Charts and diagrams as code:
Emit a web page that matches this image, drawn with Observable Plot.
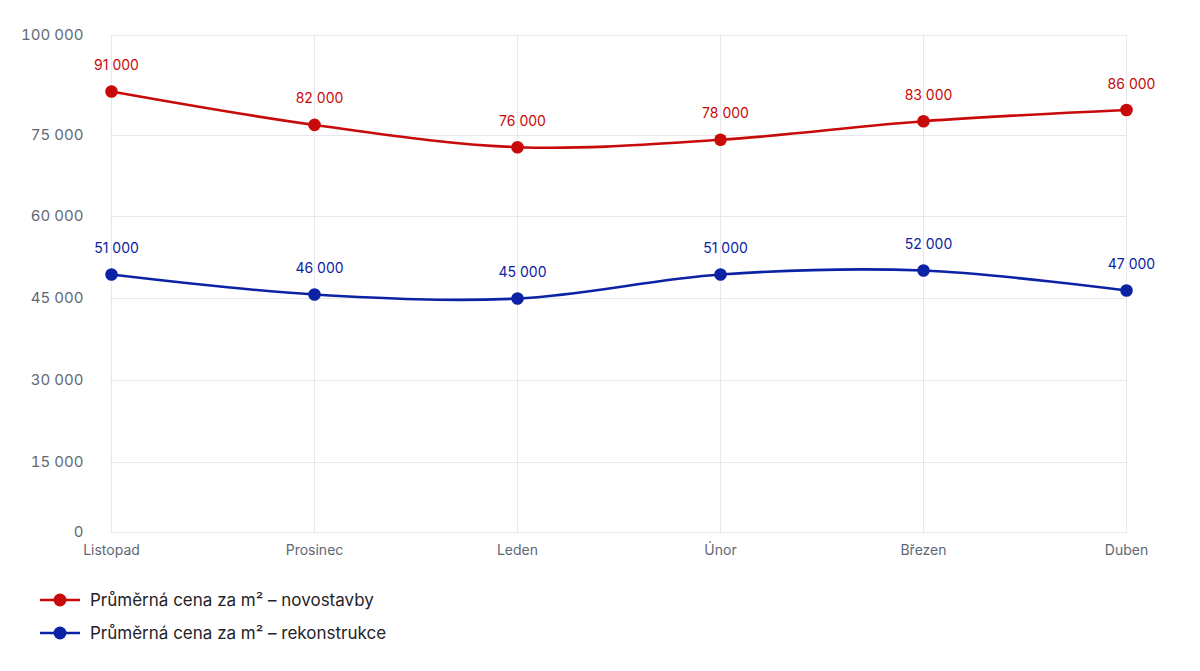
<!DOCTYPE html>
<html>
<head>
<meta charset="utf-8">
<script src="https://cdn.jsdelivr.net/npm/d3@7"></script>
<script src="https://cdn.jsdelivr.net/npm/@observablehq/plot@0.6"></script>
<style>
  html, body { margin: 0; padding: 0; background: #ffffff; }
  body { font-family: Inter, "Noto Sans", sans-serif; width: 1200px; height: 671px; overflow: hidden; }
  #chart { position: relative; width: 1200px; height: 565px; }
  #chart svg { position: absolute; left: 0; top: 0; }
  #legend { padding-left: 40px; margin-top: 18px; }
  .item { display: flex; align-items: center; height: 33px; font-size: 17px; color: #1f2329; }
  .item svg { margin-right: 10px; display: block; }
</style>
</head>
<body>
<div id="chart"></div>
<div id="legend"></div>
<script>
// ---- data ----
const months = ["Listopad", "Prosinec", "Leden", "Únor", "Březen", "Duben"];
const novostavby = [91000, 82000, 76000, 78000, 83000, 86000];
const rekonstrukce = [51000, 46000, 45000, 51000, 52000, 47000];
const seriesNames = ["Průměrná cena za m² – novostavby", "Průměrná cena za m² – rekonstrukce"];
const seriesColors = ["#c80a0a", "#0c22a4"];
const yTicks = [0, 15000, 30000, 45000, 60000, 75000, 100000];
const yTickLabels = ["0", "15 000", "30 000", "45 000", "60 000", "75 000", "100 000"];

// ---- build rows ----
const rows = [];
months.forEach((m, i) => {
  rows.push({month: m, value: novostavby[i], series: seriesNames[0]});
  rows.push({month: m, value: rekonstrukce[i], series: seriesNames[1]});
});
const fmt = v => d3.format(",")(v).replace(/,/g, " ");

const W = 1200, H = 565;
const margins = {marginLeft: 110, marginRight: 73, marginTop: 35, marginBottom: 33};
const xScale = {type: "point", domain: months, range: [110, 1127], padding: 0};

// Axis / grid layer (the reference's value axis is spaced unevenly)
const axisPlot = Plot.plot({
  width: W, height: H, ...margins,
  x: xScale,
  y: {type: "linear", domain: yTicks, range: [532, 462, 380, 298, 216, 135, 35]},
  style: {fontFamily: "Inter, sans-serif", background: "transparent", color: "#6b7280"},
  marks: [
    Plot.gridY(yTicks, {stroke: "#e6e8eb", strokeOpacity: 1, strokeWidth: 1}),
    Plot.gridX(months, {stroke: "#e6e8eb", strokeOpacity: 1, strokeWidth: 1}),
    Plot.axisY(yTicks, {tickSize: 0, tickPadding: 27, fontSize: 15, fill: "#5f6875",
      tickFormat: d => yTickLabels[yTicks.indexOf(d)], label: null}),
    Plot.axisX(months, {tickSize: 0, tickPadding: 13, fontSize: 14, fill: "#5f6875", label: null})
  ]
});

// Data layer
const dataPlot = Plot.plot({
  width: W, height: H, ...margins,
  x: {...xScale, axis: null},
  y: {type: "linear", domain: [45000, 52000, 76000, 91000], range: [298, 270, 146.7, 91], axis: null},
  color: {domain: seriesNames, range: seriesColors},
  style: {fontFamily: "Inter, sans-serif", background: "transparent"},
  marks: [
    Plot.line(rows, {x: "month", y: "value", z: "series", stroke: "series", strokeWidth: 2.6, curve: "catmull-rom"}),
    Plot.dot(rows, {x: "month", y: "value", fill: "series", r: 6.3, stroke: "none"}),
    Plot.text(rows, {x: "month", y: "value", text: d => fmt(d.value), fill: "series", dy: -26, dx: 5, fontSize: 14})
  ]
});

const chart = document.getElementById("chart");
chart.appendChild(axisPlot);
chart.appendChild(dataPlot);

// Legend
const legend = document.getElementById("legend");
seriesNames.forEach((name, i) => {
  const item = document.createElement("div");
  item.className = "item";
  item.innerHTML = `<svg width="40" height="16" viewBox="0 0 40 16">
      <line x1="0" x2="40" y1="8" y2="8" stroke="${seriesColors[i]}" stroke-width="2.5"/>
      <circle cx="20" cy="8" r="6.5" fill="${seriesColors[i]}"/></svg><span></span>`;
  item.querySelector("span").textContent = name;
  legend.appendChild(item);
});
</script>
</body>
</html>
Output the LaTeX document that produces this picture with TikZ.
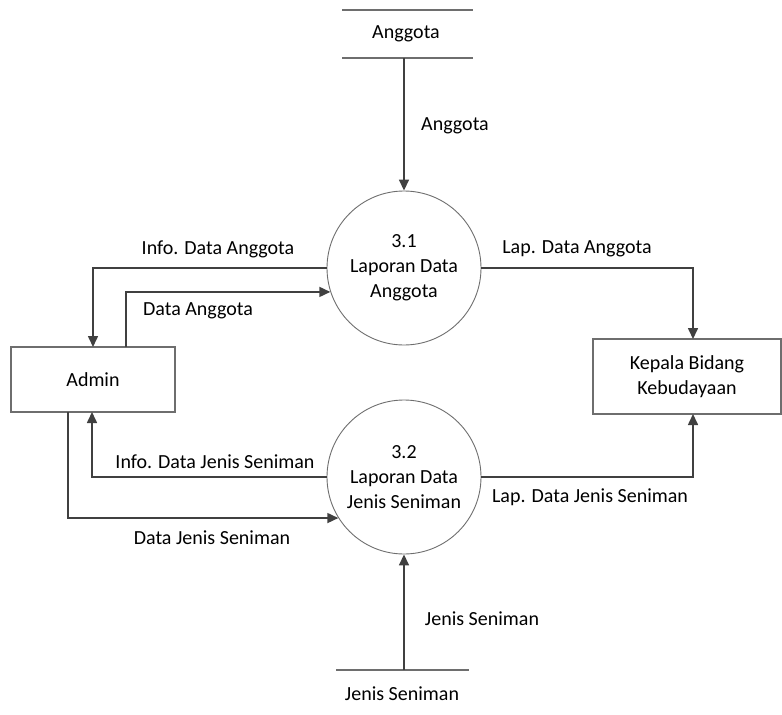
\documentclass[tikz,border=0pt]{standalone}
\usepackage{fontspec}
\setmainfont{Carlito}
\usetikzlibrary{arrows.meta}
\definecolor{linec}{HTML}{404040}
\definecolor{shapec}{HTML}{6E6E6E}
\tikzset{
  flow/.style={draw=linec, line width=1.6pt, -{Triangle[length=11pt,width=10pt]}},
  plainflow/.style={draw=linec, line width=1.6pt},
  proc/.style={circle, draw=shapec, line width=0.9pt, minimum size=154pt, inner sep=0pt, align=center},
  ent/.style={rectangle, draw=shapec, line width=1.1pt, inner sep=0pt, align=center},
  lbl/.style={inner sep=0pt, align=center},
  storeline/.style={draw=shapec, line width=1.1pt}
}
\begin{document}
\begin{tikzpicture}[x=1pt, y=-1pt, font=\fontsize{20}{25}\selectfont, text=black]
\useasboundingbox (0,0) rectangle (782,715);
% data store Anggota
\draw[storeline] (342,10) -- (473,10);
\draw[storeline] (342,58) -- (473,58);
\node[lbl] (s1) at (406,34) {Anggota};
\coordinate (s1b) at (404,58);
% data store Jenis Seniman
\draw[storeline] (336,670) -- (469,670);
\node[lbl] (s2) at (402,694) {Jenis Seniman};
\coordinate (s2t) at (404,670);
% processes
\node[proc] (c1) at (404,268) {3.1\\Laporan Data\\Anggota};
\node[proc] (c2) at (404,477) {3.2\\Laporan Data\\Jenis Seniman};
% entities
\node[ent, minimum width=164pt, minimum height=65pt] (adm) at (93,379.5) {Admin};
\node[ent, minimum width=188pt, minimum height=75pt] (kep) at (687,376.5) {Kepala Bidang\\Kebudayaan};
% connector end points
\coordinate (a1) at (126,347);
\coordinate (a2) at (93,347);
\coordinate (a3) at (92,412);
\coordinate (a4) at (68,412);
\coordinate (k1) at (693,339);
\coordinate (k2) at (693,414);
% flows
\draw[flow] (s1b) -- (c1.north);
\draw[flow] (s2t) -- (c2.south);
\draw[flow] (c1.west) -| (a2);
\draw[flow] (a1) |- (c1.198.2);
\draw[flow] (c1.east) -| (k1);
\draw[flow] (c2.west) -| (a3);
\draw[flow] (a4) |- (c2.212.2);
\draw[flow] (c2.east) -| (k2);
% labels
\node[lbl] at (455,126) {Anggota};
\node[lbl] at (218,249) {Info. Data Anggota};
\node[lbl] at (198,311) {Data Anggota};
\node[lbl] at (577,249) {Lap. Data Anggota};
\node[lbl] at (215,462) {Info. Data Jenis Seniman};
\node[lbl] at (212,538) {Data Jenis Seniman};
\node[lbl] at (590,497) {Lap. Data Jenis Seniman};
\node[lbl] at (482,619) {Jenis Seniman};
\end{tikzpicture}
\end{document}
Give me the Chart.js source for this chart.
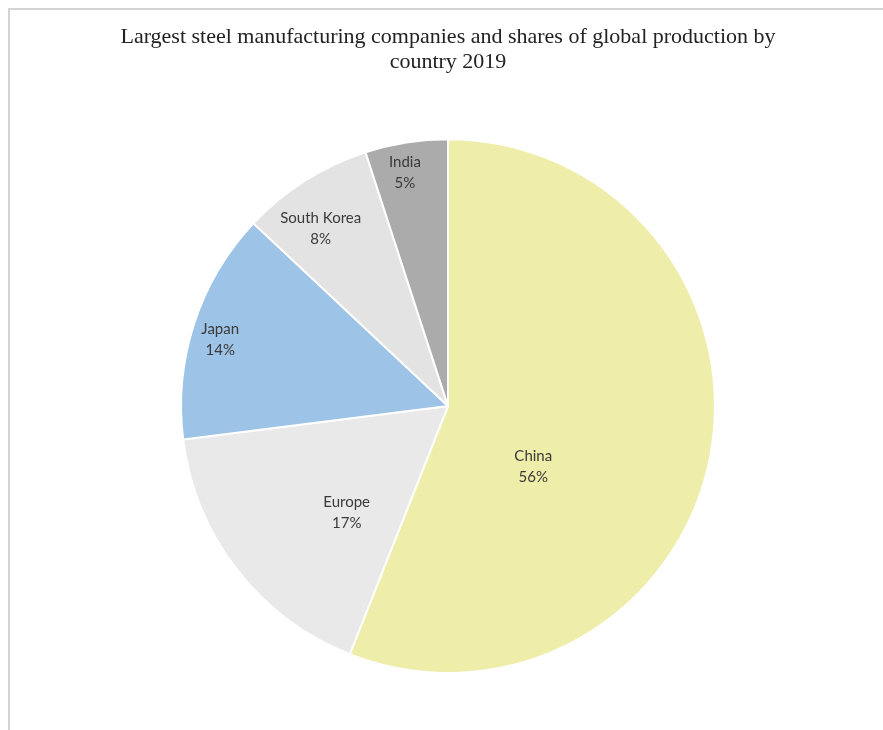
<!DOCTYPE html>
<html>
<head>
<meta charset="utf-8">
<script src="https://cdn.jsdelivr.net/npm/chart.js@4/dist/chart.umd.min.js"></script>
<style>
  html, body { margin: 0; padding: 0; background: #ffffff; }
  #wrap { position: relative; width: 883px; height: 730px; overflow: hidden; }
  #frame {
    position: absolute; left: 8px; top: 8px; width: 900px; height: 740px;
    border-top: 2px solid #d4d4d4; border-left: 2px solid #d4d4d4;
  }
  canvas { position: absolute; left: 0; top: 0; }
</style>
</head>
<body>
<div id="wrap">
  <div id="frame"></div>
  <canvas id="myChart" width="883" height="730"></canvas>
</div>
<script>
const countries = ['China', 'Europe', 'Japan', 'South Korea', 'India'];
const shares = [56, 17, 14, 8, 5];
const sliceColors = ['#EEEDA9', '#E9E9E9', '#9DC3E6', '#E3E3E3', '#ABABAB'];

// where Excel put each label: fraction along the slice angle, fraction of radius
const labelAngle = [0.62, 0.36, 0.47, 0.39, 0.42];
const labelRadius = [0.39, 0.55, 0.89, 0.82, 0.89];

const pieLabels = {
  id: 'pieLabels',
  afterDatasetsDraw(chart) {
    const ctx = chart.ctx;
    const meta = chart.getDatasetMeta(0);
    ctx.save();
    ctx.font = '15px Lato';
    ctx.fillStyle = '#3a3a3a';
    ctx.textAlign = 'center';
    ctx.textBaseline = 'middle';
    meta.data.forEach((arc, i) => {
      const a = arc.startAngle + (arc.endAngle - arc.startAngle) * labelAngle[i];
      const r = arc.outerRadius * labelRadius[i];
      const x = arc.x + Math.cos(a) * r;
      const y = arc.y + Math.sin(a) * r;
      ctx.fillText(countries[i], x, y - 10);
      ctx.fillText(shares[i] + '%', x, y + 11);
    });
    ctx.restore();
  }
};

const ctx = document.getElementById('myChart').getContext('2d');
new Chart(ctx, {
  type: 'pie',
  data: {
    labels: countries,
    datasets: [{
      data: shares,
      backgroundColor: sliceColors,
      borderColor: '#ffffff',
      borderWidth: 2,
    }],
  },
  options: {
    responsive: false,
    animation: false,
    layout: {
      padding: { left: 20, right: 7, top: 0, bottom: 56 },
    },
    plugins: {
      legend: { display: false },
      tooltip: { enabled: false },
      title: {
        display: true,
        text: ['Largest steel manufacturing companies and shares of global production by', 'country 2019'],
        color: '#222222',
        font: { family: '"Liberation Serif"', size: 22, weight: 'normal', lineHeight: 1.14 },
        padding: { top: 25, bottom: 63 },
      },
    },
  },
  plugins: [pieLabels],
});
</script>
</body>
</html>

## TASK STATEMENT
Copy each line in the data that holds the word "this".

## FINISHED ANSWER
Emit a web page that matches this image, drawn with Observable Plot.
Output the LaTeX document that produces this picture with TikZ.
Give me the Chart.js source for this chart.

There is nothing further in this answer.